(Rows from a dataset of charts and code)

┏━━

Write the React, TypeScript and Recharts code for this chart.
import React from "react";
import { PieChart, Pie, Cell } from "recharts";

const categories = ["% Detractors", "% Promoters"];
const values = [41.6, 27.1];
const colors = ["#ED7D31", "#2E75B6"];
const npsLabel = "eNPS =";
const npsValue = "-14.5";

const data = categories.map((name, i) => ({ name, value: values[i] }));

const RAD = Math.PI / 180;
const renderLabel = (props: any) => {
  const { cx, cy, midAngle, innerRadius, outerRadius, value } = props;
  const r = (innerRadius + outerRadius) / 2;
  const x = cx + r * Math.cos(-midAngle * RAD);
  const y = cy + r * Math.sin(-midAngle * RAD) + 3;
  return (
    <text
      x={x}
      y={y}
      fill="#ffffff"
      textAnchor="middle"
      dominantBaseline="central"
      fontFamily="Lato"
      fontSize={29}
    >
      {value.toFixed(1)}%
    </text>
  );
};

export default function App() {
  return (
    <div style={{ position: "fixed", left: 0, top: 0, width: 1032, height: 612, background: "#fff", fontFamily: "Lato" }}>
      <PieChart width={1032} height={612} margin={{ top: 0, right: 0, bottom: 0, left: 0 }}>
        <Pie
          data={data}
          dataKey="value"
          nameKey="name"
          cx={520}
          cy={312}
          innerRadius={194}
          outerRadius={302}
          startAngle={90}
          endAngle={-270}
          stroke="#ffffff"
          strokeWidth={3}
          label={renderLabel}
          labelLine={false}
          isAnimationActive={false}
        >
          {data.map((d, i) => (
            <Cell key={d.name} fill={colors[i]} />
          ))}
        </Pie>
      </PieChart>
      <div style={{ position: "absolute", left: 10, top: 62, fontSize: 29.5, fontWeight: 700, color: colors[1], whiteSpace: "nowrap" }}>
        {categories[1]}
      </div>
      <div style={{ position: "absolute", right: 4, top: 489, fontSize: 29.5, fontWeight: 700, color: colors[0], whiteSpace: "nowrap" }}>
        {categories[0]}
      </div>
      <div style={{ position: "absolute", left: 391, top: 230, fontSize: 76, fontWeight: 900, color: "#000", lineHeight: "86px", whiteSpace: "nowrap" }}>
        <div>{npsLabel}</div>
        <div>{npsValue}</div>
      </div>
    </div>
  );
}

┗━━
┏━━

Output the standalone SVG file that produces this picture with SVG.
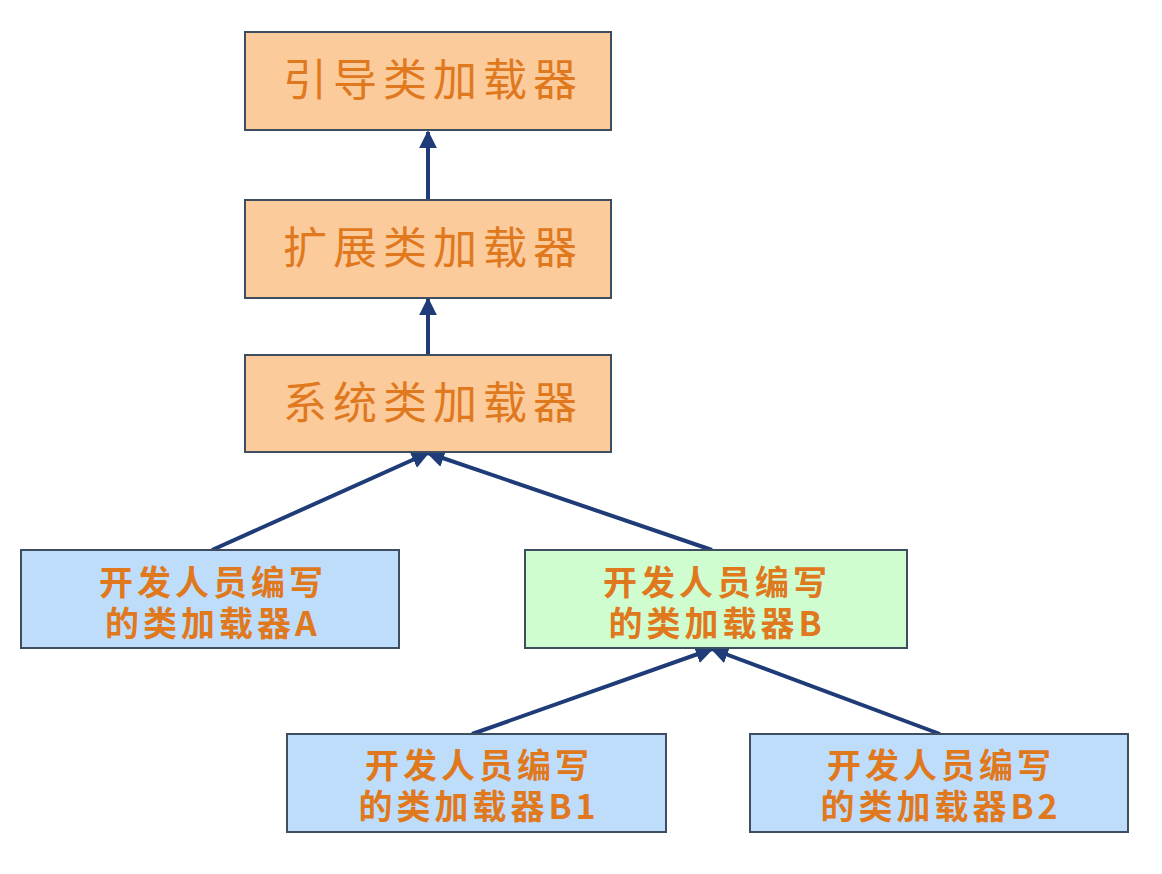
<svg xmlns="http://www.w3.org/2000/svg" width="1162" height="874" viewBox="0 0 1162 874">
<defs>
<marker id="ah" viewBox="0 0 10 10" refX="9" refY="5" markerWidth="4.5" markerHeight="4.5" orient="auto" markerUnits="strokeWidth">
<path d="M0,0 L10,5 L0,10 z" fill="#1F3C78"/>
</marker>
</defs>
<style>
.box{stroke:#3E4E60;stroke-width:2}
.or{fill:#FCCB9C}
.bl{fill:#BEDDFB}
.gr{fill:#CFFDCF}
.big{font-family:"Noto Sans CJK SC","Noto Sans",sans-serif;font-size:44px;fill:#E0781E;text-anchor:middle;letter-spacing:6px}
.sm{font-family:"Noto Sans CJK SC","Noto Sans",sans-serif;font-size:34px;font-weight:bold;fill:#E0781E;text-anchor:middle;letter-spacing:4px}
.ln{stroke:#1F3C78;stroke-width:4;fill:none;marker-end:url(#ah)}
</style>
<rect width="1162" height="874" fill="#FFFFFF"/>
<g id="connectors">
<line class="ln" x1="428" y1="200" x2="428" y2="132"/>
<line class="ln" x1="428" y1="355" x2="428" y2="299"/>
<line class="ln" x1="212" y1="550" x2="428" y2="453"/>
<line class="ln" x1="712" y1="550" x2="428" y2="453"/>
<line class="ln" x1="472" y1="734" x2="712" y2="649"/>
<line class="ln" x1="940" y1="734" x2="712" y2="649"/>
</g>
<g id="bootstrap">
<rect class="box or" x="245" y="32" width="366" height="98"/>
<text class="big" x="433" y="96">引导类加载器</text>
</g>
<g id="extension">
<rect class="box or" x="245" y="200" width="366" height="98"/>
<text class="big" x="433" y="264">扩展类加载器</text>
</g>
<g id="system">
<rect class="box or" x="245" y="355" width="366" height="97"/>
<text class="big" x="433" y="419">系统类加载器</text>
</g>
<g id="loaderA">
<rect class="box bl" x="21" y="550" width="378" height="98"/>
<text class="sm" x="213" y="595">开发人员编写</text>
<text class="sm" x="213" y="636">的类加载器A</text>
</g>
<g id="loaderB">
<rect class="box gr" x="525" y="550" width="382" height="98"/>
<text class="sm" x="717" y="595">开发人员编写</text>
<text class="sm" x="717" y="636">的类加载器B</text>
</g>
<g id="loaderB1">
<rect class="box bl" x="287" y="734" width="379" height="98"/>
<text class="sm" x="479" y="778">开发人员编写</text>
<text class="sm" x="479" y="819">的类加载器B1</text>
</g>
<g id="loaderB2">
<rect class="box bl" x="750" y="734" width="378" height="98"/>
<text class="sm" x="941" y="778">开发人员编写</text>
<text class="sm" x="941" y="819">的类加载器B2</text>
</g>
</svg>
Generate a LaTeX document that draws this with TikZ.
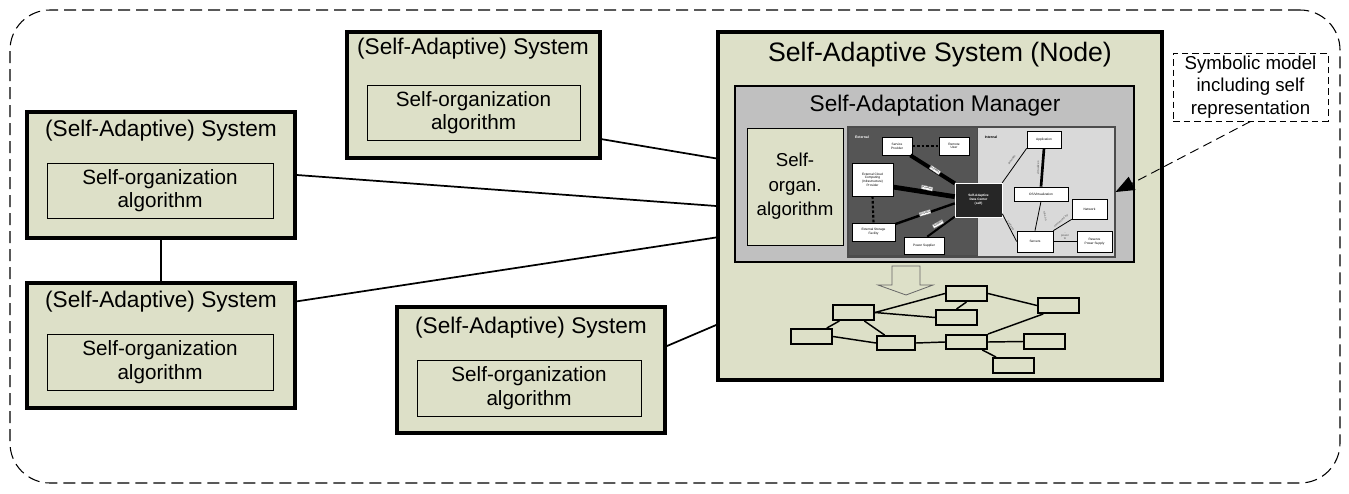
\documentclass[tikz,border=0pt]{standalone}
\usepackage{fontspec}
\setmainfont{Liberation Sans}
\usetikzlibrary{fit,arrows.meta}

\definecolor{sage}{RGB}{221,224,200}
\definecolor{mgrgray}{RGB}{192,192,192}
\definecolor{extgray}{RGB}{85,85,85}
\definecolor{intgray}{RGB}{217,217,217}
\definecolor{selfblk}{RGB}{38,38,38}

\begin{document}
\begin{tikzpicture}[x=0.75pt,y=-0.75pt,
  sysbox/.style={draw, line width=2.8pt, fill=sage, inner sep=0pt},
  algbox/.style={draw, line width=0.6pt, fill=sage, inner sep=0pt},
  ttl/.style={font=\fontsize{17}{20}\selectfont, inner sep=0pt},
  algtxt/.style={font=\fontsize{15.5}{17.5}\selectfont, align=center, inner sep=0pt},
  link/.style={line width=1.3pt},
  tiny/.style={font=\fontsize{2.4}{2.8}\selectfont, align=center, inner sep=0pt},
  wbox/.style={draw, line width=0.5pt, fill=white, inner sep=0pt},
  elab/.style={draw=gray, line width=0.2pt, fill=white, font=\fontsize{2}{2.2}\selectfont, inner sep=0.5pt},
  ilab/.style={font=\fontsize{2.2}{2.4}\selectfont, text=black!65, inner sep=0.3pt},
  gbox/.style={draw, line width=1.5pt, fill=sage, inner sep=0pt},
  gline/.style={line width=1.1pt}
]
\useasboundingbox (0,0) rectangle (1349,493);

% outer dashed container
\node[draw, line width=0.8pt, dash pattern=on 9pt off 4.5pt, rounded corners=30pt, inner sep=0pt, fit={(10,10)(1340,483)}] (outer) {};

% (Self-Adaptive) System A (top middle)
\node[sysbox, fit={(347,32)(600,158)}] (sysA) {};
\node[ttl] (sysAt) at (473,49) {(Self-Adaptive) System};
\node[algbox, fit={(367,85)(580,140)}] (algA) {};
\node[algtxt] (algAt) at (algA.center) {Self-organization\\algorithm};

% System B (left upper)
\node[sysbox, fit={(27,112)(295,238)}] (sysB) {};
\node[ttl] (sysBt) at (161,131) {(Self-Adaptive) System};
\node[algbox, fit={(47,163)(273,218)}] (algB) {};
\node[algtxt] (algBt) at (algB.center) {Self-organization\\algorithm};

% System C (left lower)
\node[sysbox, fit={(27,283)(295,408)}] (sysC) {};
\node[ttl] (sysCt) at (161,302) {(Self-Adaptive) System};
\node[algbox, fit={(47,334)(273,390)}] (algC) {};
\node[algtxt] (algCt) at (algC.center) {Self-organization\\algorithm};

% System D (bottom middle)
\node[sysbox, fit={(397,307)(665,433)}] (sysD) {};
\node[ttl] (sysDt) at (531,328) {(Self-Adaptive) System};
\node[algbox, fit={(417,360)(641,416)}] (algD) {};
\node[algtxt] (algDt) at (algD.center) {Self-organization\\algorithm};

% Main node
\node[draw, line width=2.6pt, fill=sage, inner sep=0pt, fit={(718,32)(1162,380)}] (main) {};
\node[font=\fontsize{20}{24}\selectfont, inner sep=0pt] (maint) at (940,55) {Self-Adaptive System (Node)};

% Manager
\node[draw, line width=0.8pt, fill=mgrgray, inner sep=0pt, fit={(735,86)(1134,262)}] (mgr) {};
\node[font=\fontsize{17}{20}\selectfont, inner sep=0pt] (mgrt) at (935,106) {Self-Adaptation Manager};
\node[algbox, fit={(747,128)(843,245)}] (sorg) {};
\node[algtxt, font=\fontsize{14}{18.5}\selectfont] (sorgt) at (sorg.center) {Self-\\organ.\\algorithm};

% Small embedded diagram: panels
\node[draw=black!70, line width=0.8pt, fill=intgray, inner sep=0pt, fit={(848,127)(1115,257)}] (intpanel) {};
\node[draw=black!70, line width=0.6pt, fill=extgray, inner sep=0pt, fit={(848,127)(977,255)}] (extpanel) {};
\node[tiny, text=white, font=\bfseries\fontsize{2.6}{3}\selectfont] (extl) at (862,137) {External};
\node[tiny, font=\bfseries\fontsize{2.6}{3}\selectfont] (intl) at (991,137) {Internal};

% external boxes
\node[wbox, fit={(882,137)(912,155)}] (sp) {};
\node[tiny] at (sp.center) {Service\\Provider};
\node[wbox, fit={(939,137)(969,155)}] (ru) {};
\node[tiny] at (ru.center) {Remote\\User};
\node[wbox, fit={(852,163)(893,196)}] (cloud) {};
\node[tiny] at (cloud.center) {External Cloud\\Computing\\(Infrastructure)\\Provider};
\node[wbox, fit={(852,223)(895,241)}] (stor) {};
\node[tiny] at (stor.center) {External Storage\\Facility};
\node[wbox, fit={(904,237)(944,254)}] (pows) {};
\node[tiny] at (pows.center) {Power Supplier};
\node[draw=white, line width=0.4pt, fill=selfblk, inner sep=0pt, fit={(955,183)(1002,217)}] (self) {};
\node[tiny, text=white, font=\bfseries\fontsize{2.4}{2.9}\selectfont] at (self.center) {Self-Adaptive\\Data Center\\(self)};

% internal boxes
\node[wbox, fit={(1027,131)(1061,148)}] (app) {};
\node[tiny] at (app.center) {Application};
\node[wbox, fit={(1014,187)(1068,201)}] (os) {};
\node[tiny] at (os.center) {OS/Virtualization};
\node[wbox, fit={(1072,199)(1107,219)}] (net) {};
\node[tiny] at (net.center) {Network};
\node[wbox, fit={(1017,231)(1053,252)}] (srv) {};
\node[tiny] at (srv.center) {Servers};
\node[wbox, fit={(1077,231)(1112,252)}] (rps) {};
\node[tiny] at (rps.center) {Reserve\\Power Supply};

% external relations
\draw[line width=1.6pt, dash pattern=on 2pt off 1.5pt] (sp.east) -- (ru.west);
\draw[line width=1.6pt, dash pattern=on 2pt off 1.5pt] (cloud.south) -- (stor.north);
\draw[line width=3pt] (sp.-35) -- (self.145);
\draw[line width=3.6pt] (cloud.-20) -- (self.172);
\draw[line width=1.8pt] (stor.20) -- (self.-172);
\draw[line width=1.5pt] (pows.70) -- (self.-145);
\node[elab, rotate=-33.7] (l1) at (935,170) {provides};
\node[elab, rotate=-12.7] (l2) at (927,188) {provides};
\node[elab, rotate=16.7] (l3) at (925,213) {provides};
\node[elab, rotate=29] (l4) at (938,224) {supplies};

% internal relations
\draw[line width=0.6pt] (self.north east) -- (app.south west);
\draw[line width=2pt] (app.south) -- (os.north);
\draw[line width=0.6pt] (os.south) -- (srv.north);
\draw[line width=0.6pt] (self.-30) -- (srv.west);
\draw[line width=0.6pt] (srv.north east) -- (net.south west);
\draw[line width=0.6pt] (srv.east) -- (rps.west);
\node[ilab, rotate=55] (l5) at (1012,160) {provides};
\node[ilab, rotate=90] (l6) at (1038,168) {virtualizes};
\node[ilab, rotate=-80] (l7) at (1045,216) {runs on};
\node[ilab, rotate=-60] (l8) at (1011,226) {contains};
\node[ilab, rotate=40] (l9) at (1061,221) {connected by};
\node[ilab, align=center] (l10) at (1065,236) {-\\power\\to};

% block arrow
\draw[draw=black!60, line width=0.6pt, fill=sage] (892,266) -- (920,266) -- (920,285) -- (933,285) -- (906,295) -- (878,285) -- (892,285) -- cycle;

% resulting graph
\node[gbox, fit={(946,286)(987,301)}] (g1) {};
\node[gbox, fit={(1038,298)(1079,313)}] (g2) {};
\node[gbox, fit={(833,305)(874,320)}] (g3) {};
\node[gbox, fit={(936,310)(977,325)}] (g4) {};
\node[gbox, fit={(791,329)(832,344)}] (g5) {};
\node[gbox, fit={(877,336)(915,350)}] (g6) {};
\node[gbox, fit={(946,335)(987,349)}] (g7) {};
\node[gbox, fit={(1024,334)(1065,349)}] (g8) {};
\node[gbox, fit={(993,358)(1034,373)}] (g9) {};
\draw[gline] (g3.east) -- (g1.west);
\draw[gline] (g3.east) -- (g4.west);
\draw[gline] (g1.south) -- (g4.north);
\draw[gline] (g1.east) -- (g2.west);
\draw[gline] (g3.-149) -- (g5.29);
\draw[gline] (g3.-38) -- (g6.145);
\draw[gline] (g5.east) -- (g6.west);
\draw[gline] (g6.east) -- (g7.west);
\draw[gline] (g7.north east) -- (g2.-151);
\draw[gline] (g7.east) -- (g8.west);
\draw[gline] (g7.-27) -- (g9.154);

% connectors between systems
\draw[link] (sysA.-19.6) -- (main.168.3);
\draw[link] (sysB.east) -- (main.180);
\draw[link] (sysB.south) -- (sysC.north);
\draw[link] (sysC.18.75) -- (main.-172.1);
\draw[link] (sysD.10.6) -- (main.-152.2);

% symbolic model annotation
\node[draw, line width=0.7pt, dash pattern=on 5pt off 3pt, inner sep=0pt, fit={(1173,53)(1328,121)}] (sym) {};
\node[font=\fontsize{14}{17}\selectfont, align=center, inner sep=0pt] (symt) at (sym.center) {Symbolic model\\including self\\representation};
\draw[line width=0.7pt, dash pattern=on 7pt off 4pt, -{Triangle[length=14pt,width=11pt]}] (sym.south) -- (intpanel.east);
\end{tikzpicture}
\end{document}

┗━━

# TASK BRIEF
Only the number is wanted: how many lines of these entries contain the string "this"?

# WRITTEN RESPONSE
3